(United States, 1978)
Now that seven inferior sequels have tainted the "Halloween" name, it's sometimes hard to remember that the first, original Halloween was a genuine classic - a horror/thriller that favored atmosphere and suspense above bloodshed, and kept audiences on the edges of their seats. (The Halloween series has the odd distinction of including one of the best movies of all time - the first installment - and one of the worst movies of all time - number six.) Halloween is generally credited as having spawned the slasher movie craze, but, in many of the most important ways, it wasn't a member of the genre. The main villain, Michael Myers, kills people, but the slaughter is not graphic. The movie is more about shocks and scares than blood and gore. Halloween has more in common with Alfred Hitchcock's Psycho than with Friday the 13th. Despite having been put together on an extremely low budget, Halloween is so well made that it can be watched over and over again without losing its considerable impact. (I usually watch the movie once a year -- on or around Halloween night, of course.) The craft of the film is amazing - with very little money, no studio backing, and only one "name" star (veteran Donald Pleasance), John Carpenter created one of the best horror films of all time. And what could be more evocative than the simple, chilling "Halloween" theme? Those who would dismiss Halloween based on the title or the genre are judging it without having experienced it. Don't let elitist snobs who think they're too good for this sort of thing turn you off. Yes, it's probably best to skip entries two through eight (and counting?), but #1 is a must-see for anyone who appreciates frightening movies.

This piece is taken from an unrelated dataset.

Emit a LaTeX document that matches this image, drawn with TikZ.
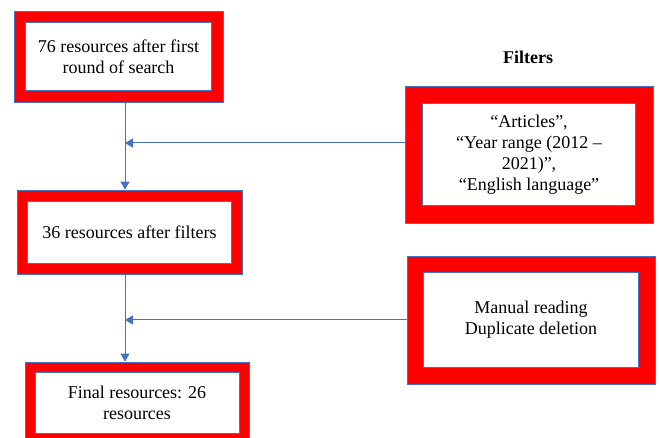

Plot Summary (Spoilers Possible):
The film opens with a long, single-shot prologue that takes place on Halloween night, 1963. A young Michael Myers watches as his older sister, Judith, sneaks upstairs for a quickie with a guy from school. After the boyfriend has departed, Michael takes a knife out of the kitchen drawer, ascends the staircase, and stabs Judith to death. The entire sequence employs the subjective point-of-view, an approach that writer/director John Carpenter returns to repeatedly throughout the movie. Only after the deed is done do we learn that Michael is only a grade-schooler. The bulk of the movie takes place fifteen years later. Michael, confined to an asylum for the criminally insane for more than ten years, escapes on the night before Halloween. His doctor, Sam Loomis (Donald Pleasance), believing Michael to be the embodiment of evil, tracks the killer back to his hometown of Haddonfield, where he is already stalking the gawky and virginal high-schooler, Laurie Strode (Jamie Lee Curtis). From there, it's a race against time as Loomis seeks to locate and stop Michael before he starts again where he left off in 1963.
Halloween is one of those films where the attention to detail is evident in every frame. The final body count is surprisingly low, but the terror quotient is high. This is the kind of impeccably crafted motion picture that burrows deep into our psyche and connects with the dark, hidden terrors that lurk there. Halloween is not a perfect movie, but no recent horror film has attained this pinnacle. Likewise, John Carpenter has never come close to recapturing Halloween's artistic or commercial success, though he has tried many times. Halloween remains untouched -- a modern classic of the most horrific kind.